From 1940-1944, Stauffenberg served in the Army High Command/General Staff Headquarters.   In 1942 it became clear to Stauffenberg that he must try to overthrow Hitler.  He spent the next year trying to convince senior officials of Hitler’s malnature.  In 1943 he joined the civilian led conspiracy to assassinate Hitler called the July Plot. 

The July Plot was a plan to assassinate Adolf Hitler, Herrman Goering, and Heinrich Himmler.  After the planned assassination, Ludwig Beck, Erwin von Witzleben, and Friedrich Fromm would take control of the German army and seize government buildings, telephone and signal centers, and radio stations.  Stauffenberg was set to become the State Secretary of the War Ministry in this new government.

On July 11, 1944, Stauffenberg brought a bomb in a briefcase to a briefing session in which he believed Adolf Hitler, Herrman Goering, and Heinrich Himmler would all be attending.  Herman Goering and Heinrich Himmler were not present at the briefing so Stauffenberg was ordered by senior conspirators to abort the attempt.  However, Stauffenberg and his close friend Colonel von Mertz agreed in secret to still attempt the assassination against Hitler.  However, when Stauffenberg returned to the briefing it had already been dismissed and Hitler was gone.

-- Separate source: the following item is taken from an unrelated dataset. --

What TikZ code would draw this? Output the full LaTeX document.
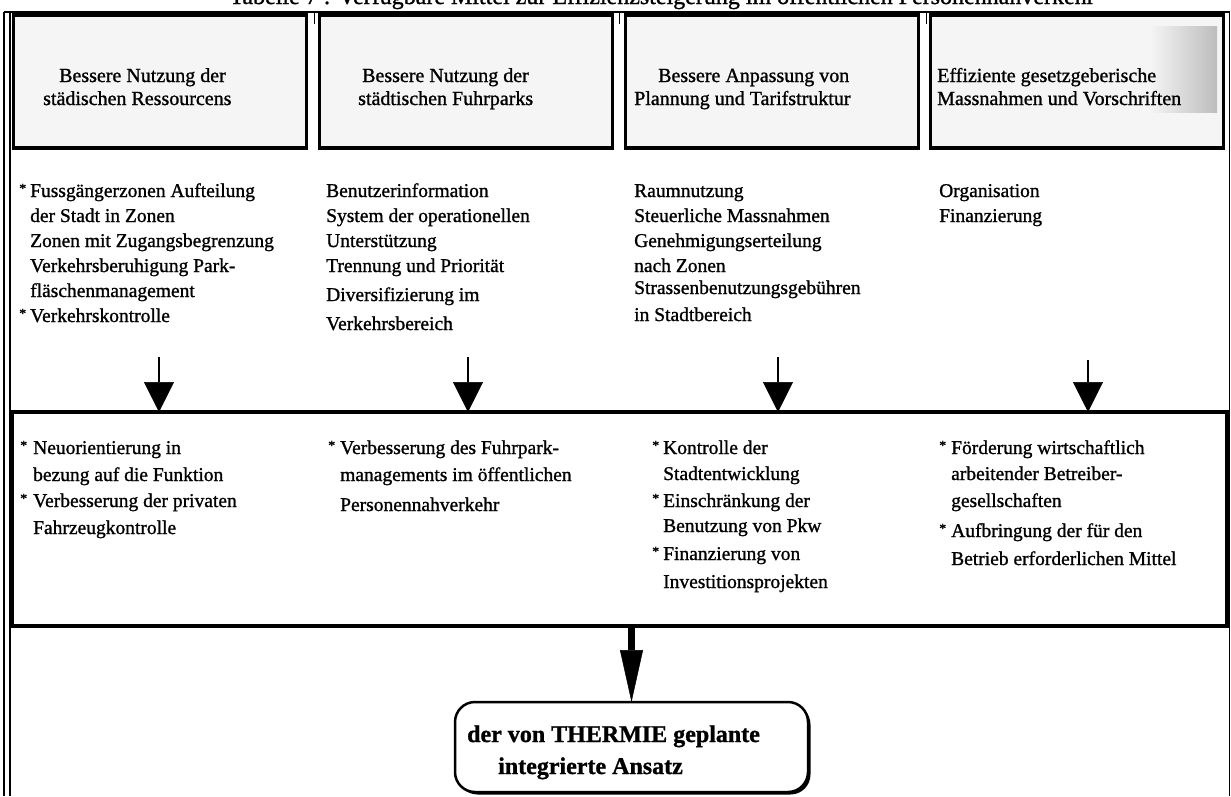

On July 20, 1944 Stauffenberg carried another briefcase bomb into a briefing in which all three men were attending.  When Stauffenberg stepped out to make a phone call, the bomb exploded.  The bomb killed four men but not any of the aimed targets.  The planned coup unraveled because Hitler survived the attack, co-conspirator General Friedrich Olbricht did not set the coup in action within the first two hours after the attempt, and the other conspirators failed to seize any government buildings. 

In order to protect himself, Friedrich Fromm organized the assassination of Stauffenberg and three co-conspirators.  On July 21, 1944, Claus von Stauffenberg was assassinated shouting “Long live free Germany!”